The marketing term "Shared Universe" is a relatively new concept, as is the expectation that every single thing within an arbitrary marketing structure match each other perfectly in narrative and aesthetics.
And yet, works of fiction have been
created (and marketed!) with that understanding for a long time. The exact definition is a little fuzzy and varies a bit by medium (does it require multiple stories? multiple central characters? multiple series? multiple authors? multiple media? etc.), but there are lots of examples.
For instance: Marvel and DC Comics have been doing shared universes among multiple comics series since 1961 and 1959 (or arguably 1941!) respectively; Marvel in particular has always been pretty explicit about it, and has been marketing under the term "Marvel Universe" since at least 1982 when it published its first
Official Handbook. In literature, the Oz books have been published since 1900, Burroughs' Barsoom since 1912, and Robert E. Howard's "Hyborean Age" dates back to 1929. Larry Niven first began writing his "Known Space" stories in 1964, and opened it up to other authors at least by the 1980s.
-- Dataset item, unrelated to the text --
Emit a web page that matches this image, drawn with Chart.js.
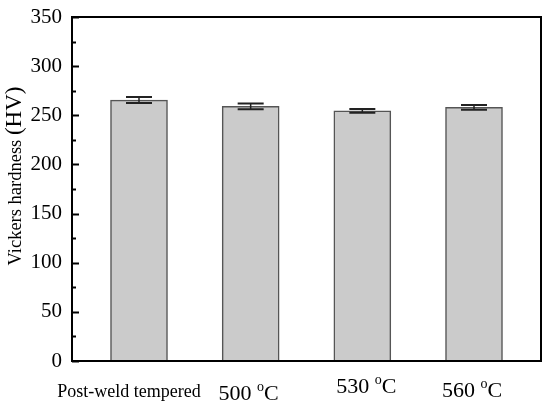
<!DOCTYPE html>
<html>
<head>
<meta charset="utf-8">
<script src="https://cdn.jsdelivr.net/npm/chart.js@4"></script>
<style>
  html, body { margin: 0; padding: 0; background: #fff; }
  #wrap { width: 550px; height: 407px; }
</style>
</head>
<body>
<div id="wrap"><canvas id="chart" width="550" height="407"></canvas></div>
<script>
// data
const categories = ['Post-weld tempered', '500', '530', '560'];
const hardness = [265.5, 259, 254.6, 258];
const hardnessErr = [3, 2.9, 1.9, 2.4];
const yTicks = [0, 50, 100, 150, 200, 250, 300, 350];

// small nudges for the hand-placed category labels
const labelDx = [-10, -2, 4, -2];
const labelDy = [0, 3, -4, 0];

const serif = '"Liberation Serif", "Times New Roman", serif';

const extras = {
    id: 'extras',
    afterDatasetsDraw(chart) {
        const { ctx, scales: { x, y } } = chart;
        ctx.save();
        ctx.strokeStyle = '#222';
        hardness.forEach((v, i) => {
            const px = x.getPixelForValue(i);
            const top = y.getPixelForValue(v + hardnessErr[i]);
            const bot = y.getPixelForValue(v - hardnessErr[i]);
            ctx.lineWidth = 1.5;
            ctx.beginPath();
            ctx.moveTo(px, top);
            ctx.lineTo(px, bot);
            ctx.stroke();
            ctx.lineWidth = 2;
            ctx.beginPath();
            ctx.moveTo(px - 13, top); ctx.lineTo(px + 13, top);
            ctx.moveTo(px - 13, bot); ctx.lineTo(px + 13, bot);
            ctx.stroke();
        });
        ctx.restore();
    },
    afterDraw(chart) {
        const { ctx, chartArea: a, scales: { x, y } } = chart;
        ctx.save();

        // frame
        ctx.strokeStyle = '#000';
        ctx.lineWidth = 2;
        ctx.strokeRect(a.left, a.top, a.right - a.left, a.bottom - a.top);

        // inward ticks on the left axis, minor every 25
        ctx.lineWidth = 2;
        for (let v = 0; v <= 350; v += 25) {
            const py = Math.round(y.getPixelForValue(v)) + 0.5;
            const len = v % 50 === 0 ? 7 : 4;
            ctx.beginPath();
            ctx.moveTo(a.left, py);
            ctx.lineTo(a.left + len, py);
            ctx.stroke();
        }

        // category labels
        ctx.fillStyle = '#000';
        ctx.textBaseline = 'alphabetic';
        categories.forEach((c, i) => {
            const cx = x.getPixelForValue(i) + labelDx[i];
            const base = 397 + labelDy[i];
            if (i === 0) {
                ctx.font = '18px ' + serif;
                ctx.textAlign = 'center';
                ctx.fillText(c, cx, base);
                return;
            }
            const main = c + ' ';
            ctx.font = '22px ' + serif;
            const w1 = ctx.measureText(main).width;
            const w3 = ctx.measureText('C').width;
            ctx.font = '14px ' + serif;
            const w2 = ctx.measureText('o').width;
            let sx = cx - (w1 + w2 + w3) / 2;
            ctx.textAlign = 'left';
            ctx.font = '22px ' + serif;
            ctx.fillText(main, sx, base);
            ctx.font = '14px ' + serif;
            ctx.fillText('o', sx + w1, base - 9);
            ctx.font = '22px ' + serif;
            ctx.fillText('C', sx + w1 + w2, base);
        });

        // y axis title, mixed sizes
        ctx.translate(21, 176);
        ctx.rotate(-Math.PI / 2);
        ctx.font = '18.5px ' + serif;
        const t1 = 'Vickers hardness ';
        const tw1 = ctx.measureText(t1).width;
        ctx.font = '23px ' + serif;
        const tw2 = ctx.measureText('(HV)').width;
        let tx = -(tw1 + tw2) / 2;
        ctx.textAlign = 'left';
        ctx.font = '18.5px ' + serif;
        ctx.fillText(t1, tx, 0);
        ctx.font = '23px ' + serif;
        ctx.fillText('(HV)', tx + tw1, 0);

        ctx.restore();
    }
};

document.addEventListener('DOMContentLoaded', () => {
    const ctx = document.getElementById('chart').getContext('2d');
    new Chart(ctx, {
        type: 'bar',
        data: {
            datasets: [{
                data: hardness.map((v, i) => ({ x: i, y: v })),
                backgroundColor: '#cbcbcb',
                borderColor: '#555',
                borderWidth: 1.5,
                barThickness: 57
            }]
        },
        options: {
            responsive: false,
            animation: false,
            layout: { padding: { top: 17, right: 9, bottom: 46, left: 0 } },
            plugins: {
                legend: { display: false },
                tooltip: { enabled: false }
            },
            scales: {
                x: {
                    type: 'linear',
                    min: -0.6,
                    max: 3.6,
                    offset: false,
                    display: false
                },
                y: {
                    min: 0,
                    max: 350,
                    afterBuildTicks(scale) {
                        scale.ticks = yTicks.map(v => ({ value: v }));
                    },
                    afterFit(scale) {
                        scale.width = 72;
                        scale.paddingTop = 0;
                        scale.paddingBottom = 0;
                    },
                    ticks: {
                        color: '#000',
                        padding: 10,
                        font: { family: serif, size: 21 }
                    },
                    grid: { display: false, drawTicks: false },
                    border: { display: false }
                }
            }
        },
        plugins: [extras]
    });
});
</script>
</body>
</html>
In film, Universal was crossing over its monster characters as far back as
Frankenstein Meets the Wolf Man in 1943, and Toho was doing the same with its monsters since
King Kong vs. Godzilla in 1962. On TV, the
Mary Tyler Moore-based and
All In The Family-based "families" of spinoff shows date back to 1970 and 1971, respectively. And all that's just some of the most
widely-known examples, and all
before the launch of TNG in 1987. Push forward into the 1990s, and examples multiply like rabbits.